“You felt compelled to watch out of respect for them. They were ending their lives without a choice and to turn away would have been wrong.” – Louis Griffith Jones
Spend a day at the 9/11 Memorial Museum at Ground Zero in Lower Manhattan, witness twisted iron beams, remnants of fire trucks, and the photos and profiles of the nearly 3,000 innocent people who lost their lives, and you will walk away emotionally drained. But to me, the most emotional part of the visit was an exhibit with a small sign on the entrance warning visitors of the disturbing content inside. The exhibit contained large-scale photographs and videos honoring the 9/11 victims who chose to fall to their death from the top floors of the World Trade Center rather than burn in the towering inferno.
As I walked through the exhibit reading testimonials, viewing images, and watching videos of people free-falling to their death, I couldn’t help thinking about the choice they were faced with that clear September morning. People like you and I who woke that morning, made coffee, fed their pet, and kissed loved ones goodbye with every intention of going to work, school, or perhaps to sightsee, and then return later in the day. On the subway or ferry they likely thought about meetings they’d attend, a resume for another job they planned to finish, or a friend they’d meet for lunch. Instead, the building that was home away from home to many of them was engulfed in flames within hours of their arrival.
I wondered what their first reaction was 100+ floors above the Lower Manhattan street when the building shook violently, and then the floors and walls radiated intolerable heat, smoke swirled, the elevators shut down, and stairwells clogged. It couldn’t have been long before everyone on the upper floors knew their fate. Imagine being faced with a life or death decision before morning break.
But not everyone on the upper floors of the World Trade Center accepted the fate their perpetrators intended for them on 9/11. Rather then accept a harrowing death trapped inside a crucible, they made their own choice for their final act–they chose to fly. I imagined them emerging from a chaotic, smoke-filled inferno and stepping out into the brisk September air, a crystal clear sky with a crisp view of Ellis Island, Central Park, the East River. I prayed they found peace on their final step.
Since my visit to the museum I’ve come across a few opinions written that were critical of the 9/11 victims who chose their own fate. I wonder how blatantly righteous and judgmental someone must be to pretend to put themselves in the shoes of another human being whose life is about come to an unplanned and violent end. No doubt their opinions were written from the comfort of a warm office. The decisions I’ve been faced with in my lifetime seem innocent, even inane, in comparison to those who chose a different fate that day.
I am humbled by the courage and independence of those who chose to fly.

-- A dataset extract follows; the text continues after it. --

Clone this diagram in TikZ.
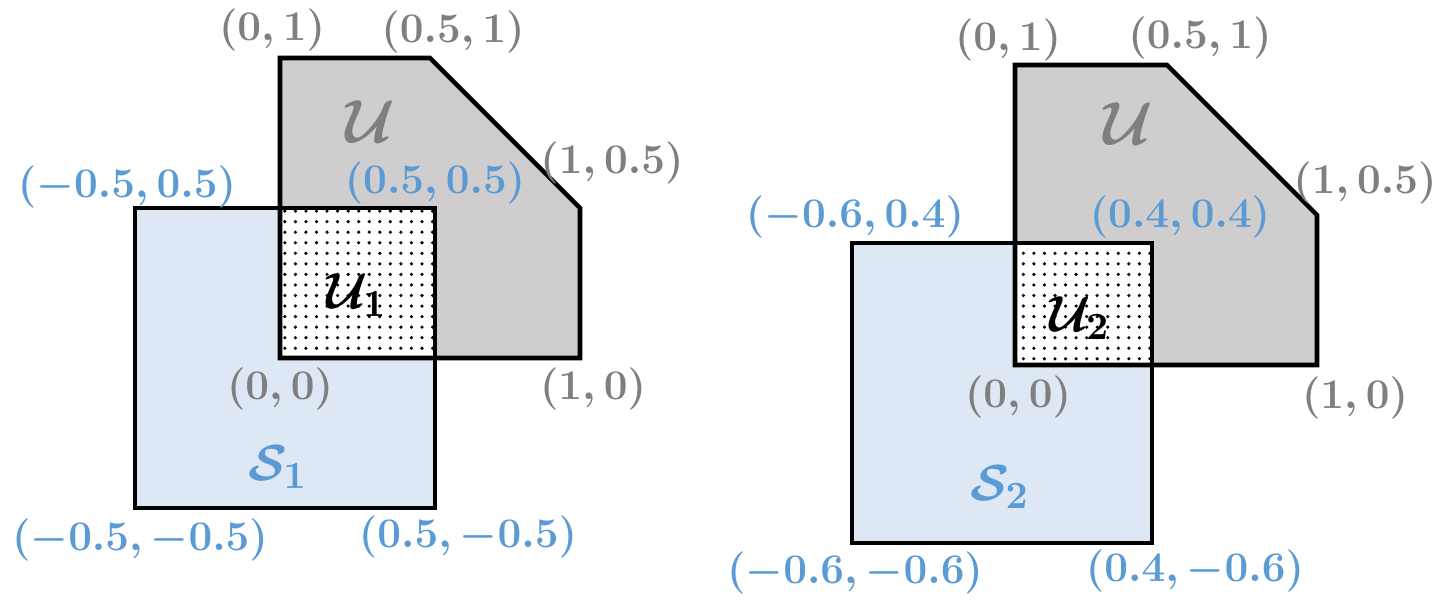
\documentclass[tikz,border=0pt]{standalone}
\usepackage{amsmath,bm}
\usetikzlibrary{patterns}
\definecolor{ugray}{RGB}{207,205,206}
\definecolor{sblue}{RGB}{221,232,244}
\definecolor{tblue}{RGB}{91,155,213}
\definecolor{tgray}{RGB}{127,127,127}
\begin{document}
\begin{tikzpicture}[x=0.01cm,y=-0.01cm,
  edge/.style={draw=black,line width=1.3pt,line join=miter},
  gl/.style={text=tgray,font=\fontsize{13}{15}\selectfont\boldmath},
  bl/.style={text=tblue,font=\fontsize{13}{15}\selectfont\boldmath},
  kl/.style={text=black,font=\fontsize{15}{17}\selectfont\boldmath}]
\useasboundingbox (0,0) rectangle (1454,612);
% left
\fill[ugray] (280,58)--(430,58)--(580,208)--(580,358)--(280,358)--cycle;
\fill[sblue] (135,208) rectangle (435,508);
\fill[white] (280,208) rectangle (435,358);
\fill[pattern=dots] (280,208) rectangle (435,358);
\draw[edge] (280,58)--(430,58)--(580,208)--(580,358)--(280,358)--cycle;
\draw[edge] (135,208) rectangle (435,508);
\node[gl] (a1) at (272,30) {$(0,1)$};
\node[gl] (a2) at (453,32) {$(0.5,1)$};
\node[gl,font=\fontsize{17}{19}\selectfont\boldmath] (a3) at (370,122) {$\mathcal{U}$};
\node[gl] (a4) at (612,163) {$(1,0.5)$};
\node[bl] (a5) at (127,187) {$(-0.5,0.5)$};
\node[bl] (a6) at (435,183) {$(0.5,0.5)$};
\node[kl] (a7) at (357,295) {$\mathcal{U}_1$};
\node[gl] (a8) at (280,389) {$(0,0)$};
\node[gl] (a9) at (593,389) {$(1,0)$};
\node[bl,font=\fontsize{15}{17}\selectfont\boldmath] (a10) at (278,467) {$\mathcal{S}_1$};
\node[bl] (a11) at (140,540) {$(-0.5,-0.5)$};
\node[bl] (a12) at (468,537) {$(0.5,-0.5)$};
% right
\fill[ugray] (1015,65)--(1167,65)--(1317,215)--(1317,365)--(1015,365)--cycle;
\fill[sblue] (852,243) rectangle (1152,543);
\fill[white] (1015,243) rectangle (1152,365);
\fill[pattern=dots] (1015,243) rectangle (1152,365);
\draw[edge] (1015,65)--(1167,65)--(1317,215)--(1317,365)--(1015,365)--cycle;
\draw[edge] (852,243) rectangle (1152,543);
\node[gl] (b1) at (1008,40) {$(0,1)$};
\node[gl] (b2) at (1200,38) {$(0.5,1)$};
\node[gl,font=\fontsize{17}{19}\selectfont\boldmath] (b3) at (1128,124) {$\mathcal{U}$};
\node[gl] (b4) at (1365,183) {$(1,0.5)$};
\node[bl] (b5) at (855,217) {$(-0.6,0.4)$};
\node[bl] (b6) at (1180,217) {$(0.4,0.4)$};
\node[kl] (b7) at (1080,318) {$\mathcal{U}_2$};
\node[gl] (b8) at (1018,397) {$(0,0)$};
\node[gl] (b9) at (1355,398) {$(1,0)$};
\node[bl,font=\fontsize{15}{17}\selectfont\boldmath] (b10) at (1000,487) {$\mathcal{S}_2$};
\node[bl] (b11) at (855,573) {$(-0.6,-0.6)$};
\node[bl] (b12) at (1195,571) {$(0.4,-0.6)$};
\end{tikzpicture}
\end{document}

Postscript: I ran along the Schychkill Banks in downtown Philly this week, a trail I’ve cycled and run many times, and for the first time noticed a large piece of I-beam on the side of the trail. I stopped and looked for a long time at a piece of iron from the World Trade Center that was made into a memorial honoring Christopher Robert Clark, age 33, Kevin Leah Bowser and Jasper Baxter, both 44, Philadelphians who died that day in the burning towers. How young, I thought.